Deep Learning

Deep Shallow Fusion for RNN-T Personalization

This week’s Deep Learning Research paper is “Deep Shallow Fusion for RNN-T Personalization.”

Deep Shallow Fusion for RNN-T Personalization

This week’s Deep Learning Research paper is “Deep Shallow Fusion for RNN-T Personalization.”

What’s Exciting About this Paper

End-to-end deep learning ASR models can produce highly accurate transcriptions, but they are a lot harder to personalize. Their end-to-end nature lacks composability, such as that between acoustic, language, and pronunciation models. Lack of composability leads to challenges personalization, making it harder to accurately predict custom vocabularies and rare proper nouns.

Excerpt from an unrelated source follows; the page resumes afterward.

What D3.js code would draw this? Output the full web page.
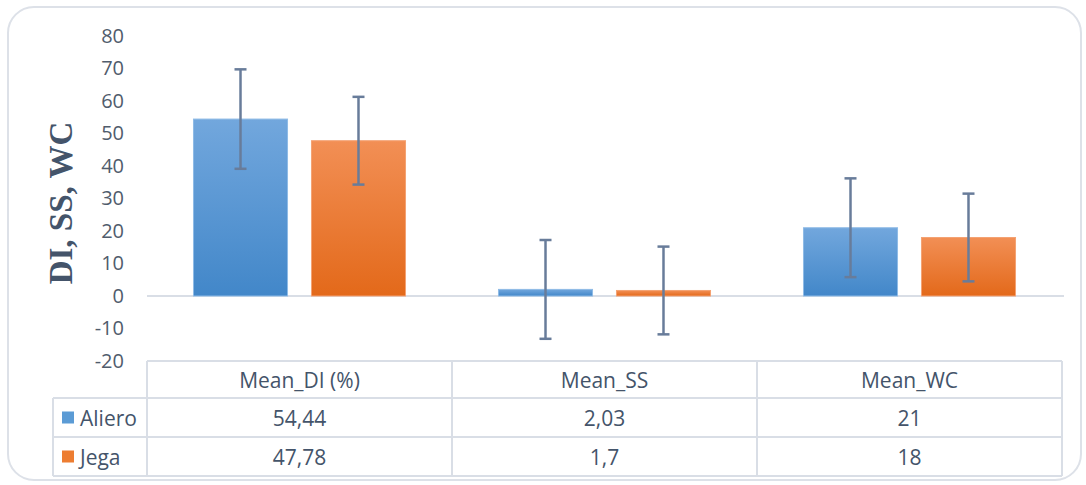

This paper walks through some methods that help increase the accuracy of proper nouns and rare words from end-to-end deep learning models.

Key Findings

The paper talks about four different techniques to help improve proper nouns. But we thought two, in particular, were more interesting as they were simpler but still produced good accuracy improvements. With these suites of training tricks, you can improve the models’ ability to predict proper nouns and rare words.

  • Subword regularization: During training, instead of directly feeding the highest probable prediction from previous timesteps into the current timestep, you can sample from a list of n-best outputs, and use that as input. This makes it so the model doesn’t overfit on high-frequency words and should predictions for rarer words
  • Grapheme-2-Grapheme: You can use a G2G model to augment your dataset! G2G models can transform a word into alternative spellings with similar pronunciations, such as “Kaity” → “Katie.” Using G2G to generate additional pronunciations for decoding led to significant improvement in rare name recognition.

Our Takeaways

End-to-end ASR models can overfit high-frequency words, making it hard for the model to predict rare words. By augmenting the data with G2G and adding a little randomness into the training regime, you can reduce the overfitting of high-frequency words, and train the model to increase the probability of predicting low-frequency words like proper nouns.